Solving quantum mechanical problems with Machine Learning

Kullback-Leibler relative entropy

When the goal of the training is to approximate a probability distribution, as it is in generative modeling, another relevant measure is the Kullback-Leibler divergence, also known as the relative entropy or Shannon entropy.
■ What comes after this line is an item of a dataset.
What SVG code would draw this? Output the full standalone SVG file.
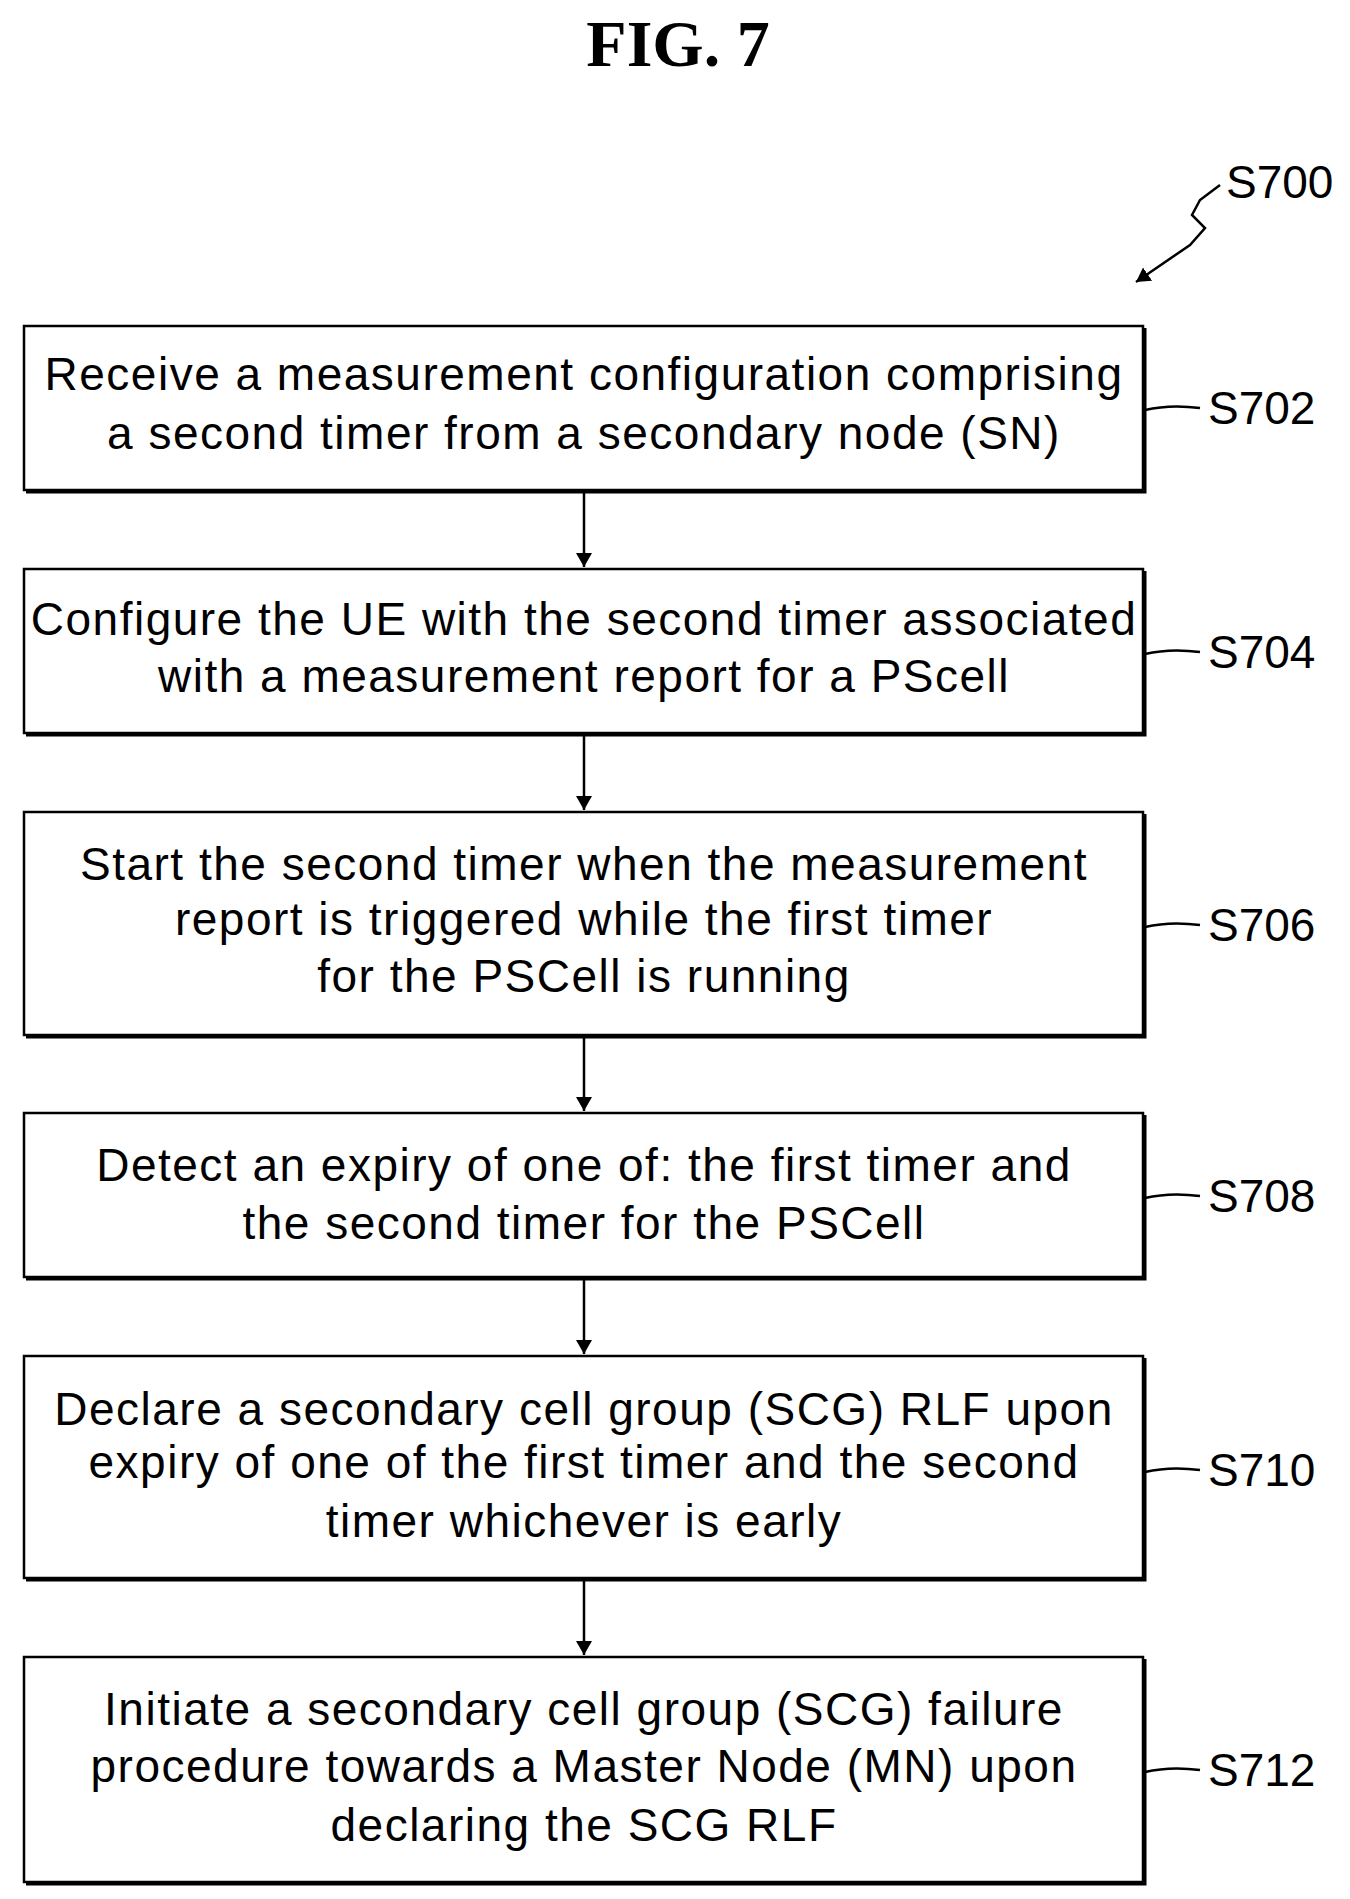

It is a non-symmetric measure of the dissimilarity between two probability density functions $ p $ and $ q $. If $ p $ is the unkown probability which we approximate with $ q $, we can measure the difference by $$ \begin{align} \text{KL}(p||q) = \int_{-\infty}^{\infty} p (\boldsymbol{x}) \log \frac{p(\boldsymbol{x})}{q(\boldsymbol{x})} d\boldsymbol{x}. \tag{34} \end{align} $$

Thus, the Kullback-Leibler divergence between the distribution of the training data $ f(\boldsymbol{x}) $ and the model distribution $ p(\boldsymbol{x}| \boldsymbol{\theta}) $ is $$ \begin{align} \text{KL} (f(\boldsymbol{x})|| p(\boldsymbol{x}| \boldsymbol{\theta})) =& \int_{-\infty}^{\infty} f (\boldsymbol{x}) \log \frac{f(\boldsymbol{x})}{p(\boldsymbol{x}| \boldsymbol{\theta})} d\boldsymbol{x} \tag{35}\\ =& \int_{-\infty}^{\infty} f(\boldsymbol{x}) \log f(\boldsymbol{x}) d\boldsymbol{x} - \int_{-\infty}^{\infty} f(\boldsymbol{x}) \log p(\boldsymbol{x}| \boldsymbol{\theta}) d\boldsymbol{x} \tag{36}\\ %=& \mathbb{E}_{f(\boldsymbol{x})} (\log f(\boldsymbol{x})) - \mathbb{E}_{f(\boldsymbol{x})} (\log p(\boldsymbol{x}| \boldsymbol{\theta})) =& \langle \log f(\boldsymbol{x}) \rangle_{f(\boldsymbol{x})} - \langle \log p(\boldsymbol{x}| \boldsymbol{\theta}) \rangle_{f(\boldsymbol{x})} \tag{37}\\ =& \langle \log f(\boldsymbol{x}) \rangle_{data} + \langle E(\boldsymbol{x}) \rangle_{data} + \log Z \tag{38}\\ =& \langle \log f(\boldsymbol{x}) \rangle_{data} + \mathcal{C}_{LL} . \tag{39} \end{align} $$

The first term is constant with respect to $ \boldsymbol{\theta} $ since $ f(\boldsymbol{x}) $ is independent of $ \boldsymbol{\theta} $. Thus the Kullback-Leibler Divergence is minimal when the second term is minimal. The second term is the log-likelihood cost function, hence minimizing the Kullback-Leibler divergence is equivalent to maximizing the log-likelihood.